▸ **PROVIDED DATA**
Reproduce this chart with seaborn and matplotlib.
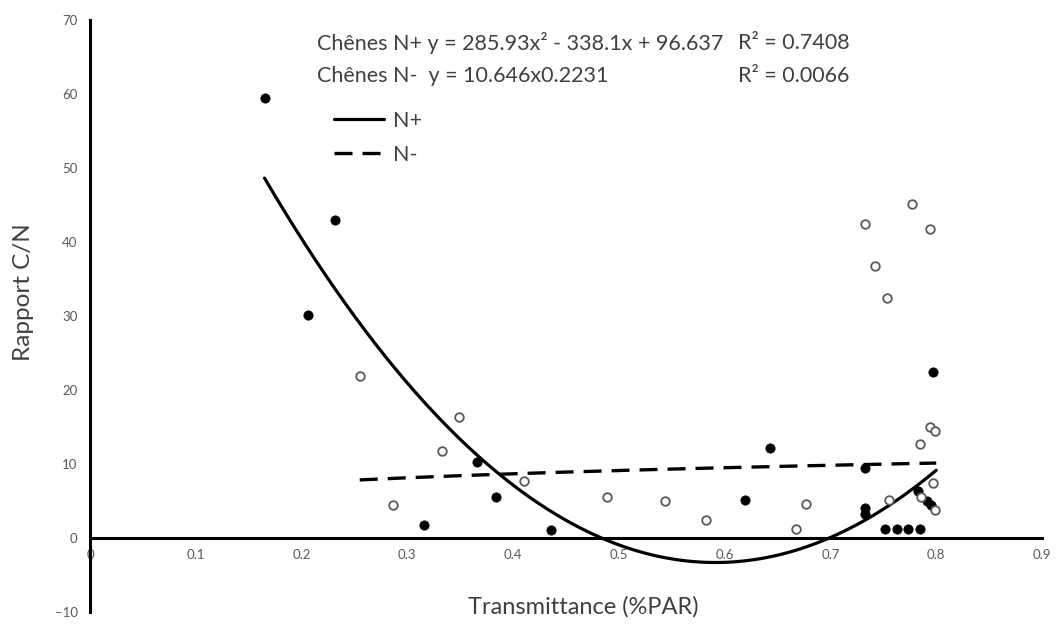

* * *

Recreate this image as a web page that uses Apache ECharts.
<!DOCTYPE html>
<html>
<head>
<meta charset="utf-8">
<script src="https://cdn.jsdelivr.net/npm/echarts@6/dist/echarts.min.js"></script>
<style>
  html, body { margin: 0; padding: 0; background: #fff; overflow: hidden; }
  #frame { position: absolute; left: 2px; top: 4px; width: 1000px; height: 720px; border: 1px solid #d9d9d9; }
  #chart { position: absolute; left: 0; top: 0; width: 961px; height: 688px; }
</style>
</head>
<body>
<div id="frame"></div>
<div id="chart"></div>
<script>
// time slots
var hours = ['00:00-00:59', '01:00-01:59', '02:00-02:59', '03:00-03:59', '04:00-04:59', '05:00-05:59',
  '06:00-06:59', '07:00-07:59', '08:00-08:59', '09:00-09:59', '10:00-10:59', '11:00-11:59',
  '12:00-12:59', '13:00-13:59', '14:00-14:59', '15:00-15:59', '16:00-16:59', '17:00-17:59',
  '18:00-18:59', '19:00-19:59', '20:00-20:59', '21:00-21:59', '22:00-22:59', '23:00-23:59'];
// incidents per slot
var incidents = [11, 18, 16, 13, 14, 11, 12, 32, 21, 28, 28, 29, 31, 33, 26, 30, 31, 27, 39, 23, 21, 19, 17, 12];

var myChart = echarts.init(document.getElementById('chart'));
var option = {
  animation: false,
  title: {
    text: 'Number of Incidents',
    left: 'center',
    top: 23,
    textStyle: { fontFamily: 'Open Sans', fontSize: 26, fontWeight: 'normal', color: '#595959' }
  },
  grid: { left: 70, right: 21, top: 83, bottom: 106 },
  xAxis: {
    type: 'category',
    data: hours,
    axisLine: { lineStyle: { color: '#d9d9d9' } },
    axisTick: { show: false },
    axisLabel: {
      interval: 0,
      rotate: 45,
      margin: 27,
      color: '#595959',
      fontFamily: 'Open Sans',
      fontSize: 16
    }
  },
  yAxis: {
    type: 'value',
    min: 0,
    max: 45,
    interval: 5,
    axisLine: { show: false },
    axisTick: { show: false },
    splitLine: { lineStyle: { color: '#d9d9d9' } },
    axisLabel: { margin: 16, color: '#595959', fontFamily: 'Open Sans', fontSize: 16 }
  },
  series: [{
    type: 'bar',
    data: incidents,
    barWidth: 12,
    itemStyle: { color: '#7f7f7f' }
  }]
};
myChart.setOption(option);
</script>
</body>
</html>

▸ **INSTRUCTIONS TO FOLLOW**
From the records above, copy out the line with "Recreate this image", the line with "19, 17, 12];", and every line between them, word for word.

▸ **SOLUTION TO THIS EXERCISE**
Recreate this image as a web page that uses Apache ECharts.
<!DOCTYPE html>
<html>
<head>
<meta charset="utf-8">
<script src="https://cdn.jsdelivr.net/npm/echarts@6/dist/echarts.min.js"></script>
<style>
  html, body { margin: 0; padding: 0; background: #fff; overflow: hidden; }
  #frame { position: absolute; left: 2px; top: 4px; width: 1000px; height: 720px; border: 1px solid #d9d9d9; }
  #chart { position: absolute; left: 0; top: 0; width: 961px; height: 688px; }
</style>
</head>
<body>
<div id="frame"></div>
<div id="chart"></div>
<script>
// time slots
var hours = ['00:00-00:59', '01:00-01:59', '02:00-02:59', '03:00-03:59', '04:00-04:59', '05:00-05:59',
  '06:00-06:59', '07:00-07:59', '08:00-08:59', '09:00-09:59', '10:00-10:59', '11:00-11:59',
  '12:00-12:59', '13:00-13:59', '14:00-14:59', '15:00-15:59', '16:00-16:59', '17:00-17:59',
  '18:00-18:59', '19:00-19:59', '20:00-20:59', '21:00-21:59', '22:00-22:59', '23:00-23:59'];
// incidents per slot
var incidents = [11, 18, 16, 13, 14, 11, 12, 32, 21, 28, 28, 29, 31, 33, 26, 30, 31, 27, 39, 23, 21, 19, 17, 12];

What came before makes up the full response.